Effect of Biaxial Orientation on Gas Permeability and Remarkably Enhanced Toughness of Poly(Butylene Succinate)-based Films.

Simultaneously biaxial stretching was applied to poly(butylene succinate) (PBS), poly(butylene succinate-co-adipate) (PBSA), and their blends to investigate the effect of biaxial orientation (BO) on gas permeability and mechanical strength, compared to their thin films. The BO process with a high draw ratio of 4 × 4 and a rapid rate of 300 mm/s effectively induced the formation of both perfect α-PBS crystals and small PBS crystal-like aggregates. The distinctive crystallization behaviors of PBS and PBSA, coupled with various film stretching processes, played crucial roles in crystal formation and orientation, resulting in distinct properties of the oriented films. The lattice plane (021) of α-PBS crystal predominantly formed with isotropic orientation through the BO process, while the (110) planes displayed isotropic formation along orthotropic orientation of the crystal c-axis. Conversely, uniaxial cast film extrusion favored preferential alignment of both (020) and (110) diffraction planes along the meridian direction.

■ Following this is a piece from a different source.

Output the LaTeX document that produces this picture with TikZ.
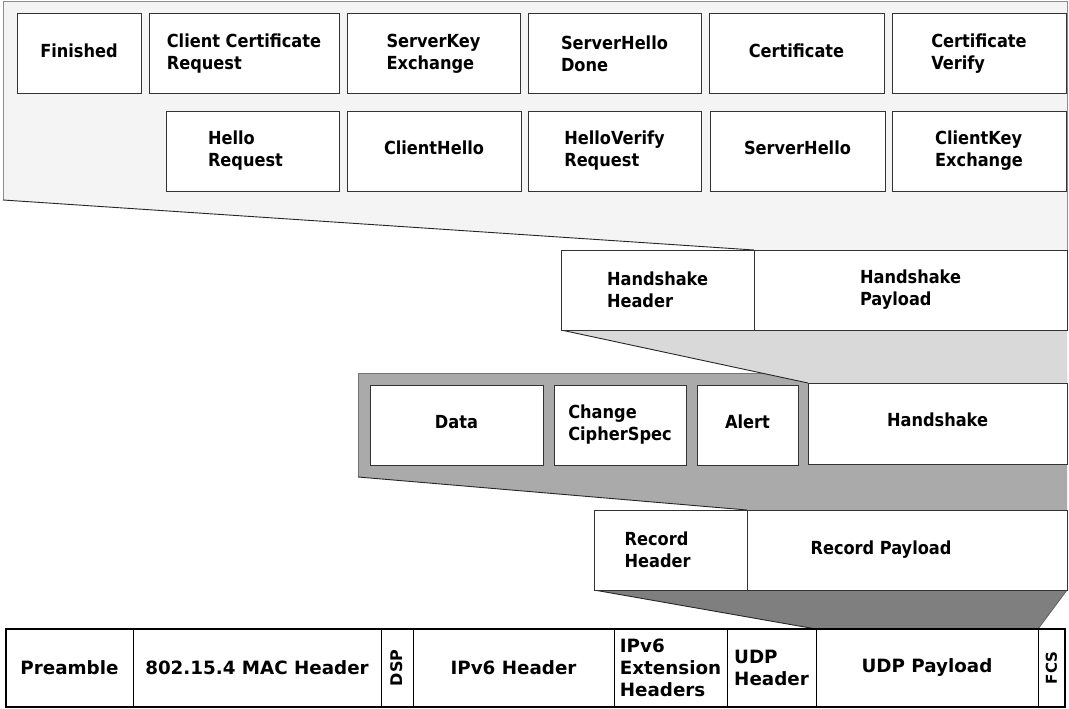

The perfect α-PBS crystals from PBS homopolymer played a critical role in enhancing gas barrier performance, while the specific orientation of crystalline phase and PBS fringed-micelle crystals proved insufficient in reducing gas diffusivity within the films. Furthermore, the limited crystallization capability of PBSA copolymer disrupted the densely packed structures of α-PBS crystalline phase, resulting in increased d-spacing with higher PBSA content in the PBS/PBSA blend. Remarkably, the simultaneous BO process enabled balanced tensile properties along both the machine and transverse directions of the PBS, PBSA, and PBS/PBSA films, with a substantial enhancement (3 to 4-fold increase) in puncture toughness for BO films compared to thin films. [ABSTRACT FROM AUTHOR]